▶ Required task
Without the pictures, output the records below word for word.
- - -
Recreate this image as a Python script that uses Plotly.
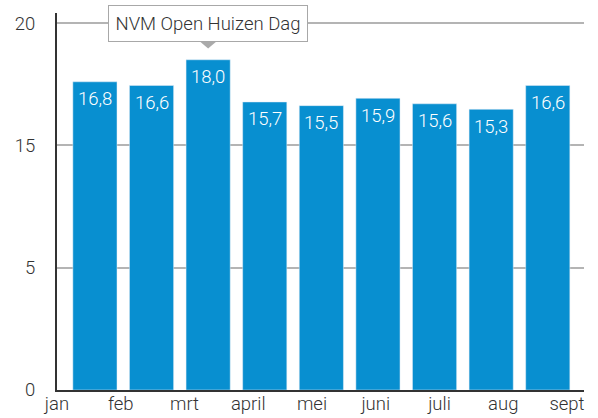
import plotly.graph_objects as go

months = ["jan", "feb", "mrt", "april", "mei", "juni", "juli", "aug", "sept"]
values = [16.8, 16.6, 18.0, 15.7, 15.5, 15.9, 15.6, 15.3, 16.6]
ytick_labels = ["0", "5", "15", "20"]
y_top = 20
callout_text = "NVM Open Huizen Dag"
callout_month = "mrt"

BAR = "#088fd0"
DARK = "#333333"
GRID = "#b4b4b4"
FONT = "Roboto"
FS = 18.5
W = 300

n_ticks = len(ytick_labels)
ytick_vals = [y_top * i / (n_ticks - 1) for i in range(n_ticks)]

fig = go.Figure()
fig.add_trace(go.Bar(x=months, y=values, marker_color=BAR, width=0.78,
                     hoverinfo="skip", showlegend=False))
# invisible helper trace so the label axis is drawn
fig.add_trace(go.Scatter(x=list(range(len(months))), y=[0] * len(months),
                         xaxis="x2", mode="markers", marker=dict(opacity=0),
                         hoverinfo="skip", showlegend=False))

for m, v in zip(months, values):
    fig.add_annotation(x=m, y=v, text=f"{v:.1f}".replace(".", ","),
                       showarrow=False, yanchor="middle", yshift=-17.5,
                       font=dict(family=FONT, size=FS, color="white", weight=W))

fig.add_annotation(x=callout_month, y=y_top, text=callout_text, showarrow=False,
                   xanchor="center", yanchor="middle",
                   bgcolor="white", bordercolor="#a8a8a8", borderwidth=1,
                   borderpad=6.5, font=dict(family=FONT, size=FS, color=DARK, weight=W))
fig.add_shape(type="path", xref="x", yref="y", xsizemode="pixel", ysizemode="pixel",
              xanchor=callout_month, yanchor=y_top, layer="above",
              path="M-10,-17 L10,-17 L0,-25.5 Z",
              fillcolor="#aaaaaa", line=dict(width=0))

fig.update_layout(
    width=598, height=418,
    margin=dict(l=57, r=14, t=13, b=28),
    plot_bgcolor="white", paper_bgcolor="white",
    font=dict(family=FONT, size=FS, color=DARK, weight=W),
    xaxis=dict(type="category", range=[-0.67, 8.64], showticklabels=False,
               showline=True, linecolor=DARK, linewidth=2, ticks="",
               showgrid=False, zeroline=False, automargin=False),
    xaxis2=dict(overlaying="x", anchor="y", side="bottom", range=[0, 8.267],
                tickvals=list(range(len(months))), ticktext=months,
                showgrid=False, zeroline=False, showline=False, ticks="",
                automargin=False,
                tickfont=dict(family=FONT, size=FS, color=DARK, weight=W)),
    yaxis=dict(range=[0, 20.55], tickvals=ytick_vals, ticktext=ytick_labels,
               showline=True, linecolor=DARK, linewidth=2, ticks="",
               gridcolor=GRID, gridwidth=1.5, zeroline=False,
               ticklabelstandoff=16, automargin=False,
               tickfont=dict(family=FONT, size=FS, color=DARK, weight=W)),
    bargap=0.22,
)

fig.write_html("out.html", config={"displayModeBar": False},
               post_script="document.body.style.margin='0';document.body.style.overflow='hidden';")
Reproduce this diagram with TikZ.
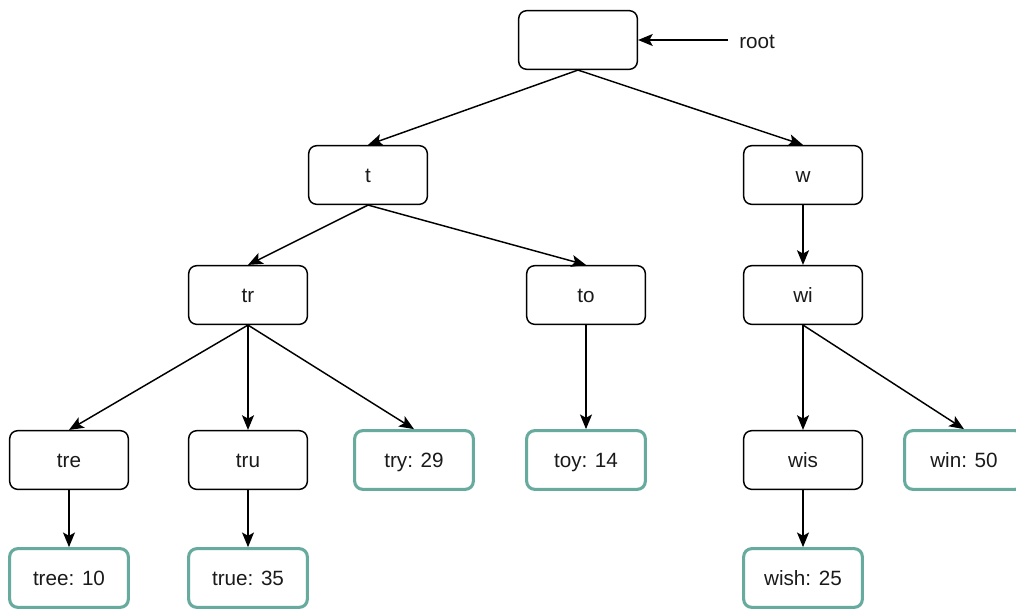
- - -
▶ Exercise response
Recreate this image as a Python script that uses Plotly.
import plotly.graph_objects as go

months = ["jan", "feb", "mrt", "april", "mei", "juni", "juli", "aug", "sept"]
values = [16.8, 16.6, 18.0, 15.7, 15.5, 15.9, 15.6, 15.3, 16.6]
ytick_labels = ["0", "5", "15", "20"]
y_top = 20
callout_text = "NVM Open Huizen Dag"
callout_month = "mrt"

BAR = "#088fd0"
DARK = "#333333"
GRID = "#b4b4b4"
FONT = "Roboto"
FS = 18.5
W = 300

n_ticks = len(ytick_labels)
ytick_vals = [y_top * i / (n_ticks - 1) for i in range(n_ticks)]

fig = go.Figure()
fig.add_trace(go.Bar(x=months, y=values, marker_color=BAR, width=0.78,
                     hoverinfo="skip", showlegend=False))
# invisible helper trace so the label axis is drawn
fig.add_trace(go.Scatter(x=list(range(len(months))), y=[0] * len(months),
                         xaxis="x2", mode="markers", marker=dict(opacity=0),
                         hoverinfo="skip", showlegend=False))

for m, v in zip(months, values):
    fig.add_annotation(x=m, y=v, text=f"{v:.1f}".replace(".", ","),
                       showarrow=False, yanchor="middle", yshift=-17.5,
                       font=dict(family=FONT, size=FS, color="white", weight=W))

fig.add_annotation(x=callout_month, y=y_top, text=callout_text, showarrow=False,
                   xanchor="center", yanchor="middle",
                   bgcolor="white", bordercolor="#a8a8a8", borderwidth=1,
                   borderpad=6.5, font=dict(family=FONT, size=FS, color=DARK, weight=W))
fig.add_shape(type="path", xref="x", yref="y", xsizemode="pixel", ysizemode="pixel",
              xanchor=callout_month, yanchor=y_top, layer="above",
              path="M-10,-17 L10,-17 L0,-25.5 Z",
              fillcolor="#aaaaaa", line=dict(width=0))

fig.update_layout(
    width=598, height=418,
    margin=dict(l=57, r=14, t=13, b=28),
    plot_bgcolor="white", paper_bgcolor="white",
    font=dict(family=FONT, size=FS, color=DARK, weight=W),
    xaxis=dict(type="category", range=[-0.67, 8.64], showticklabels=False,
               showline=True, linecolor=DARK, linewidth=2, ticks="",
               showgrid=False, zeroline=False, automargin=False),
    xaxis2=dict(overlaying="x", anchor="y", side="bottom", range=[0, 8.267],
                tickvals=list(range(len(months))), ticktext=months,
                showgrid=False, zeroline=False, showline=False, ticks="",
                automargin=False,
                tickfont=dict(family=FONT, size=FS, color=DARK, weight=W)),
    yaxis=dict(range=[0, 20.55], tickvals=ytick_vals, ticktext=ytick_labels,
               showline=True, linecolor=DARK, linewidth=2, ticks="",
               gridcolor=GRID, gridwidth=1.5, zeroline=False,
               ticklabelstandoff=16, automargin=False,
               tickfont=dict(family=FONT, size=FS, color=DARK, weight=W)),
    bargap=0.22,
)

fig.write_html("out.html", config={"displayModeBar": False},
               post_script="document.body.style.margin='0';document.body.style.overflow='hidden';")
Reproduce this diagram with TikZ.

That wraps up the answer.